The most debilitating ‘success blocking’ mental state is the fear of failure.
I love playing tennis, it is my sport, I love the sound of the racket hitting the ball, the feel of the ball on the racket, the precision needed to place the ball where I want, the concentration needed to live in the moment, the fast motion of the legs, the slow motion of the toss of the ball when I serve.
I love being in the zone, my higher self having fun; the rest, the world, people, places and things are in existent. There, on the court it is only me, a ball, a net and a point to be made. One point at the time.
I love tennis, because it is me playing against myself, against my limits, against my fears, it is me who cries yes to life, who experiences the joy of success.
I was 14 when my father died, he died of a heart attack while I was at a tennis camp learning to become unbeatable.
From that moment tennis became my enemy, it became my grief, my loss, it became my fear, my failure. It became my demon.
From that moment I could not play anymore, I was defeated, I was like a ghost, praying to survive, I was just a child asking for protection, asking for a miracle.

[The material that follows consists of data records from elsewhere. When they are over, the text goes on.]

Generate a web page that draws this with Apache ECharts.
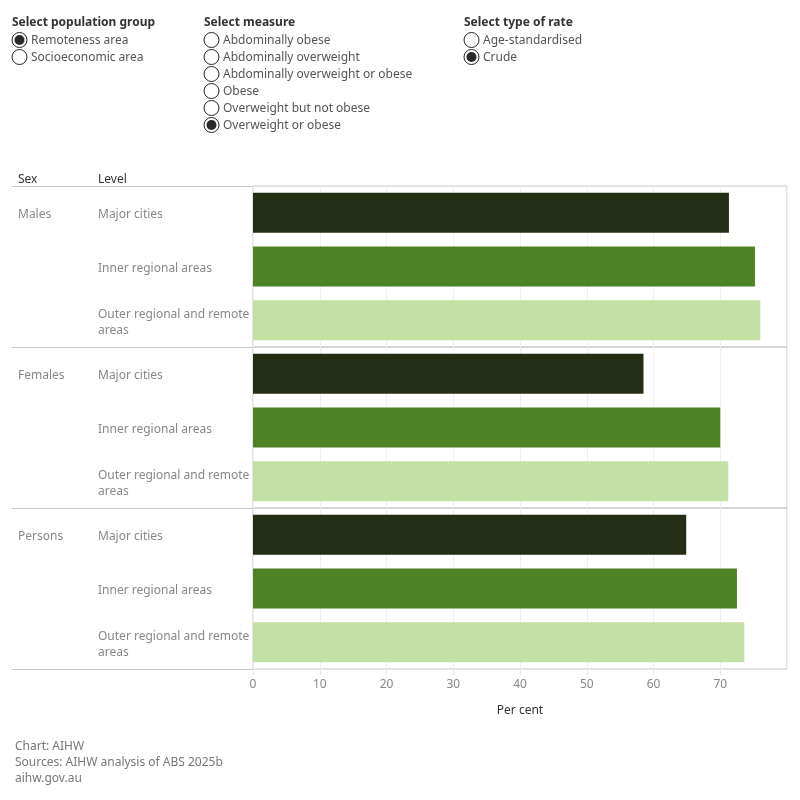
<!DOCTYPE html>
<html lang="en">
<head>
<meta charset="UTF-8">
<title>Overweight or obese by remoteness</title>
<style>
  body { margin: 0; padding: 0; background: #fff; }
  #main { width: 800px; height: 800px; }
</style>
</head>
<body>
<div id="main"></div>
<script src="https://cdn.jsdelivr.net/npm/echarts@6/dist/echarts.min.js"></script>
<script>
// categories
var sexes = ['Males', 'Females', 'Persons'];
var levels = ['Major cities', 'Inner regional areas', 'Outer regional and remote areas'];
// crude rate, overweight or obese (per cent)
var males = [71.3, 75.2, 76.0];
var females = [58.5, 70.0, 71.2];
var persons = [64.9, 72.5, 73.6];
var seriesData = [males, females, persons];
// x axis
var xMin = 0, xMax = 80, xStep = 10;
// controls
var popGroups = ['Remoteness area', 'Socioeconomic area'];
var measures = ['Abdominally obese', 'Abdominally overweight', 'Abdominally overweight or obese',
  'Obese', 'Overweight but not obese', 'Overweight or obese'];
var rateTypes = ['Age-standardised', 'Crude'];
var footer = ['Chart: AIHW', 'Sources: AIHW analysis of ABS 2025b', 'aihw.gov.au'];

var levelColors = ['#232e15', '#4e8226', '#c3e1a5'];
var font = 'Noto Sans';

var chart = echarts.init(document.getElementById('main'));

// layout
var plotLeft = 253, plotRight = 787, top0 = 186, panelH = 161;

// small downward nudge for the row labels
var labelRich = { t: { color: '#888', fontSize: 12, fontFamily: font, lineHeight: 16, padding: [4, 0, 0, 0] } };

var grids = [], xAxes = [], yAxes = [], series = [];
sexes.forEach(function (sex, i) {
  var last = i === sexes.length - 1;
  grids.push({
    left: plotLeft, width: plotRight - plotLeft,
    top: top0 + i * panelH, height: panelH,
    show: true, borderColor: '#c8c8c8', borderWidth: 1
  });
  xAxes.push({
    gridIndex: i, type: 'value', min: xMin, max: xMax, interval: xStep,
    axisLine: { show: false },
    axisTick: { show: last, length: 6, lineStyle: { color: '#e4e4e4' } },
    axisLabel: {
      show: last, color: '#888', fontSize: 12, fontFamily: font, margin: 10,
      showMaxLabel: false
    },
    splitLine: { show: true, lineStyle: { color: '#efefef' } },
    name: last ? 'Per cent' : '',
    nameLocation: 'middle', nameGap: 36,
    nameTextStyle: { color: '#333', fontSize: 12, fontFamily: font }
  });
  yAxes.push({
    gridIndex: i, type: 'category', data: levels, inverse: true,
    axisLine: { show: false }, axisTick: { show: false },
    axisLabel: {
      align: 'left', margin: plotLeft - 98, rich: labelRich,
      formatter: function (v) {
        return v.replace('and remote ', 'and remote\n').split('\n')
          .map(function (s) { return '{t|' + s + '}'; }).join('\n');
      }
    }
  });
  yAxes.push({
    gridIndex: i, type: 'category', data: levels, inverse: true, position: 'left',
    axisLine: { show: false }, axisTick: { show: false },
    axisLabel: {
      align: 'left', margin: plotLeft - 18, rich: labelRich,
      formatter: function (v, idx) { return idx === 0 ? '{t|' + sex + '}' : ''; }
    }
  });
  series.push({
    type: 'bar', name: sex, xAxisIndex: i, yAxisIndex: i * 2,
    data: seriesData[i], barWidth: 40,
    itemStyle: { color: function (p) { return levelColors[p.dataIndex]; } }
  });
});

// decorations: headers, separators, controls, footer
var graphic = [];
[top0, top0 + panelH, top0 + 2 * panelH, top0 + 3 * panelH].forEach(function (y) {
  graphic.push({ type: 'line', shape: { x1: 12, y1: y + 0.5, x2: plotLeft, y2: y + 0.5 },
    style: { stroke: '#c8c8c8', lineWidth: 1 } });
});
graphic.push({ type: 'text', left: 18, top: 174, style: { text: 'Sex', fill: '#333', font: '12px ' + font } });
graphic.push({ type: 'text', left: 98, top: 174, style: { text: 'Level', fill: '#333', font: '12px ' + font } });

function radioGroup(x, title, items, selected) {
  graphic.push({ type: 'text', left: x, top: 17,
    style: { text: title, fill: '#333', font: 'bold 12px ' + font } });
  items.forEach(function (t, k) {
    var cy = 40 + k * 17;
    graphic.push({ type: 'circle', shape: { cx: x + 7.5, cy: cy, r: 7.5 },
      style: { fill: '#fff', stroke: '#222', lineWidth: 1 } });
    if (k === selected) {
      graphic.push({ type: 'circle', shape: { cx: x + 7.5, cy: cy, r: 5 },
        style: { fill: '#2a2a2a' } });
    }
    graphic.push({ type: 'text', left: x + 19, top: cy - 5,
      style: { text: t, fill: '#555', font: '12px ' + font } });
  });
}
radioGroup(12, 'Select population group', popGroups, 0);
radioGroup(204, 'Select measure', measures, 5);
radioGroup(464, 'Select type of rate', rateTypes, 1);

footer.forEach(function (t, k) {
  graphic.push({ type: 'text', left: 15, top: 741 + k * 16,
    style: { text: t, fill: '#777', font: '12px ' + font } });
});

chart.setOption({
  animation: false,
  textStyle: { fontFamily: font },
  grid: grids,
  xAxis: xAxes,
  yAxis: yAxes,
  series: series,
  graphic: graphic
});
</script>
</body>
</html>
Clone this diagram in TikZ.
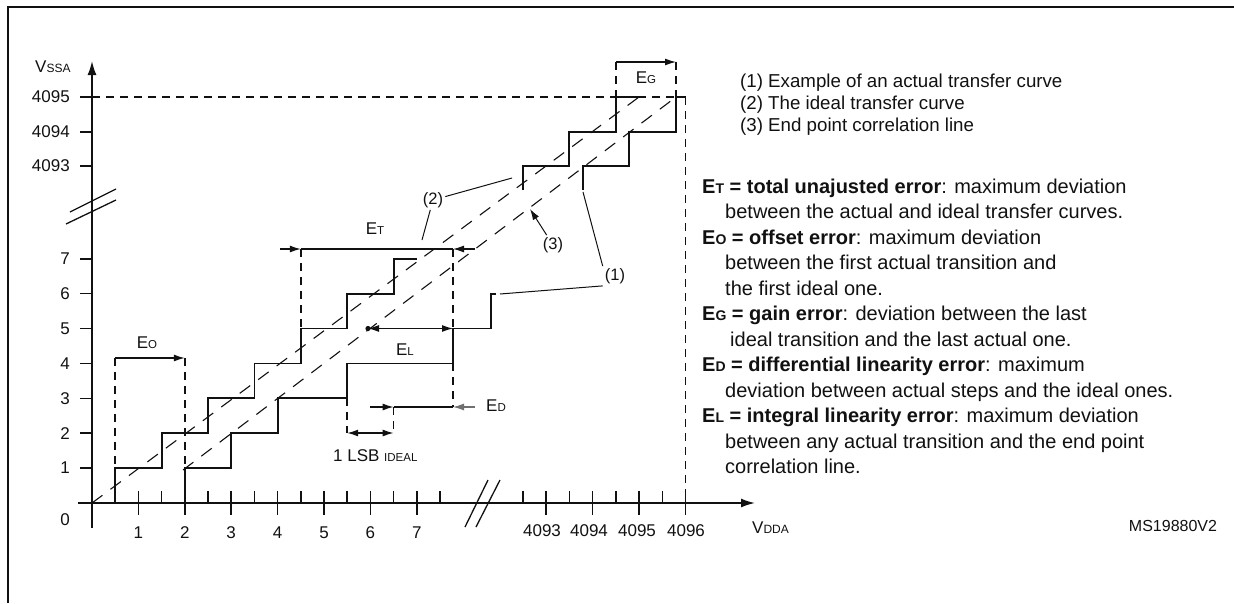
\documentclass[tikz,border=0pt]{standalone}
\usepackage{fontspec}
\setmainfont{Liberation Sans}
\usetikzlibrary{arrows.meta, positioning}
\definecolor{mink}{HTML}{111111}
\definecolor{mgray}{HTML}{6F6F6F}
\newcommand{\lowcap}[2]{{\fontsize{#1}{#1}\selectfont #2}}
\tikzstyle{frame} = [line width=2pt, mink]
\tikzstyle{axis} = [line width=1.6pt, mink, -{Latex[length=14pt, width=9pt]}]
\tikzstyle{tick} = [line width=1.6pt, mink]
\tikzstyle{stair} = [line width=1.8pt, mink]
\tikzstyle{guide} = [line width=1.5pt, mink, dash pattern=on 8pt off 6pt]
\tikzstyle{slope} = [line width=1.1pt, mink, dash pattern=on 13pt off 10pt]
\tikzstyle{dim} = [line width=1.2pt, mink, -{Latex[length=11pt, width=7pt]}]
\tikzstyle{dimboth} = [line width=1.2pt, mink, {Latex[length=11pt, width=7pt]}-{Latex[length=11pt, width=7pt]}]
\tikzstyle{leader} = [line width=1pt, mink]
\tikzstyle{num} = [font=\fontsize{17}{17}\selectfont, text=mink, inner sep=0pt]
\tikzstyle{tag} = [font=\fontsize{16.5}{16.5}\selectfont, text=mink, inner sep=2pt]
\tikzstyle{note} = [font=\fontsize{20}{25.5}\selectfont, text=mink, align=left, inner sep=0pt, anchor=north west]

\begin{document}
\begin{tikzpicture}[x=1pt, y=-1pt]
\useasboundingbox (0,0) rectangle (1234,603);
\draw[frame] (8,603) -- (8,7) -- (1234,7);

% axes
\coordinate (xfrom) at (78,503);
\coordinate (xto) at (755,503);
\coordinate (yfrom) at (92,528);
\coordinate (yto) at (92,61);
\draw[axis] (xfrom) -- (xto);
\draw[axis] (yfrom) -- (yto);
\node (vssa) [num, anchor=base west] at (35,72) {V\lowcap{12}{SSA}};
\node (vdda) [num, anchor=west] at (752,528) {V\lowcap{12}{DDA}};
\node (zero) [num] at (65,520) {0};

% ticks and scale
\foreach \v/\y in {1/468.1,2/433.2,3/398.3,4/363.4,5/328.5,6/293.6,7/258.7,4093/166,4094/132,4095/97}{
  \draw[tick] (80,\y) -- (92,\y);
  \node (ylab\v) [num, anchor=east] at (70,\y) {\v};
}
\foreach \v/\x in {1/138.4,2/184.8,3/231.2,4/277.6,5/324,6/370.4,7/416.8}{
  \draw[tick] (\x,491) -- (\x,515);
  \node (xlab\v) [num] at (\x,533) {\v};
}
\foreach \v/\x/\t in {4093/542/546,4094/589/592.5,4095/637/639,4096/686/685.5}{
  \draw[tick] (\t,491) -- (\t,515);
  \node (xlab\v) [num] at (\x,531) {\v};
}
\foreach \x in {115.2,161.6,208,254.4,300.8,347.2,393.6,440,522.8,569.3,615.8,662.3}
  \draw[tick] (\x,491) -- (\x,503);

% break marks
\draw[leader, line width=1.3pt] (70,212) -- (116,189) (66,224) -- (116,200);
\draw[leader, line width=1.3pt] (465,527) -- (488,480) (476,527) -- (500,480);

% full scale
\draw[guide, line width=1.4pt] (92,97) -- (676,97);
\draw[guide] (685.5,97) -- (685.5,503);

% ideal line and end point correlation line
\draw[slope] (92,503) -- (639,97);
\draw[slope] (183,470) -- (676,97);

% ideal transfer curve
\draw[stair] (115.2,503) -- (115.2,468.1) -- (161.6,468.1) -- (161.6,433.2) -- (208,433.2) -- (208,398.3)
  -- (254.4,398.3) -- (254.4,363.4) -- (300.8,363.4) -- (300.8,328.5) -- (347.2,328.5) -- (347.2,293.6)
  -- (393.6,293.6) -- (393.6,258.7) -- (416.8,258.7);
\draw[stair] (522.8,190) -- (522.8,166) -- (569.3,166) -- (569.3,132) -- (615.8,132) -- (615.8,97) -- (639,97);

% actual transfer curve
\draw[stair] (184.8,503) -- (184.8,468.1) -- (231.2,468.1) -- (231.2,433.2) -- (277.6,433.2) -- (277.6,398.3)
  -- (347.2,398.3) -- (347.2,363.4) -- (453,363.4) -- (453,328.5) -- (491,328.5) -- (491,293.6) -- (496,293.6);
\draw[stair] (583,190) -- (583,166) -- (629,166) -- (629,132) -- (676,132) -- (676,97) -- (685.5,97);

% offset error
\draw[guide] (115.2,358) -- (115.2,468.1);
\draw[guide] (184.8,358) -- (184.8,468.1);
\draw[dim] (115.2,358) -- (184.8,358);
\node (eo) [num] at (147,343) {E\lowcap{11.5}{O}};

% total unadjusted error
\coordinate (etin) at (280,249);
\coordinate (etleft) at (300.8,249);
\coordinate (etright) at (453,249);
\coordinate (etout) at (475,249);
\draw[guide] (etleft) -- (300.8,328.5);
\draw[guide] (etright) -- (453,328.5);
\draw[guide] (453,363.4) -- (453,407);
\draw[dim] (etin) -- (etleft);
\draw[stair] (etleft) -- (etright);
\draw[dim] (etout) -- (etright);
\node (et) [num] at (375,229) {E\lowcap{11.5}{T}};

% integral linearity error
\coordinate (elleft) at (368,328.5);
\coordinate (elright) at (453,328.5);
\fill[mink] (elleft) circle (2.6);
\draw[dimboth] (elleft) -- (elright);
\node (el) [num] at (405,350) {E\lowcap{11.5}{L}};

% differential linearity error
\draw[dim] (370,407) -- (393.6,407);
\draw[tick, line width=1.2pt] (393.6,407) -- (453,407);
\draw[dim, mgray] (475,407) -- (453,407);
\node (ed) [num] at (496,406) {E\lowcap{11.5}{D}};

% one ideal LSB
\draw[guide] (347.2,398.3) -- (347.2,433);
\draw[guide] (393.6,407) -- (393.6,433);
\draw[dimboth] (347.2,433) -- (393.6,433);
\node (lsb) [num, anchor=west] at (333,456) {1 LSB \lowcap{11.5}{IDEAL}};

% gain error
\draw[guide] (615.8,62) -- (615.8,97);
\draw[guide] (676,62) -- (676,97);
\draw[dim] (615.8,62) -- (676,62);
\node (eg) [num] at (646,78) {E\lowcap{11.5}{G}};

% curve tags
\node (tag2) [tag] at (433,200) {(2)};
\node (tag3) [tag] at (553,245) {(3)};
\node (tag1) [tag] at (615,276) {(1)};
\draw[leader] (tag2) -- (512,178);
\draw[leader] (tag2) -- (422,240);
\draw[leader, -{Latex[length=11pt, width=7pt]}] (tag3) -- (530,209);
\draw[leader] (tag1.north west) -- (583,192);
\draw[leader] (tag1.south west) -- (500,294);

% legend
\node (legend) [note, font=\fontsize{18.7}{22}\selectfont] at (740,74)
  {(1) Example of an actual transfer curve\\
   (2) The ideal transfer curve\\
   (3) End point correlation line};

% error definitions
\node (errors) [note] at (702,178.7)
  {\textbf{E\lowcap{14}{T} = total unajusted error}: maximum deviation\\
   \hspace*{23pt}between the actual and ideal transfer curves.\\
   \textbf{E\lowcap{14}{O} = offset error}: maximum deviation\\
   \hspace*{23pt}between the first actual transition and\\
   \hspace*{23pt}the first ideal one.\\
   \textbf{E\lowcap{14}{G} = gain error}: deviation between the last\\
   \hspace*{28pt}ideal transition and the last actual one.\\
   \textbf{E\lowcap{14}{D} = differential linearity error}: maximum\\
   \hspace*{23pt}deviation between actual steps and the ideal ones.\\
   \textbf{E\lowcap{14}{L} = integral linearity error}: maximum deviation\\
   \hspace*{23pt}between any actual transition and the end point\\
   \hspace*{23pt}correlation line.};

\node (code) [num, font=\fontsize{16}{16}\selectfont] at (1173,526) {MS19880V2};
\end{tikzpicture}
\end{document}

Playing tennis became so painful that I had to stop.
Being a winner became so impossible that I broke my left knee so badly that I could never play again for over 20 years.
3 years ago, when I decided that I had enough, that I wanted to play again, that I wanted to feel the grief I never felt, I jogged for 3 weeks every day; I knew the bones in my knee without cartilage would touch one another and they would hurt, hurt so much that I would need a knee replacement.
I had it done, I was the first in the list that morning. The consultant who operated me, Dr Barret, smiled at me before going into the operation chamber. I smiled back and 6 months later I was at a tennis court.
The court was full of demons, as soon as I tried to win I would lose because I was paralysed by fear, fear of success, fear of failure.
I realised that between the two fears, the fear of failure came first. It comes out of insecurity, it comes when we believe that if we fail we fail entirely, that all the value we have as human beings disappears, only because we have lost a point, or a game, or a set, or a match.
The fear of failure is so powerful that it makes us stop doing what we love because the pain of failing becomes unbearable.
I had to learn to lose. Not only a tennis game, but my father again, to lose his love, to lose against God and faith. I had to learn to accept the unacceptable.
It was the most painful learning I have ever experienced, it was a humbling experience that lasted a very long time. Every time I lost a game I had the courage to go back and try again. I built my humbleness.
It is the humbleness that makes me a winner, it is the courage to feel defeated and say to myself: “I have a value, not because I win or lose, but because I am a human being”.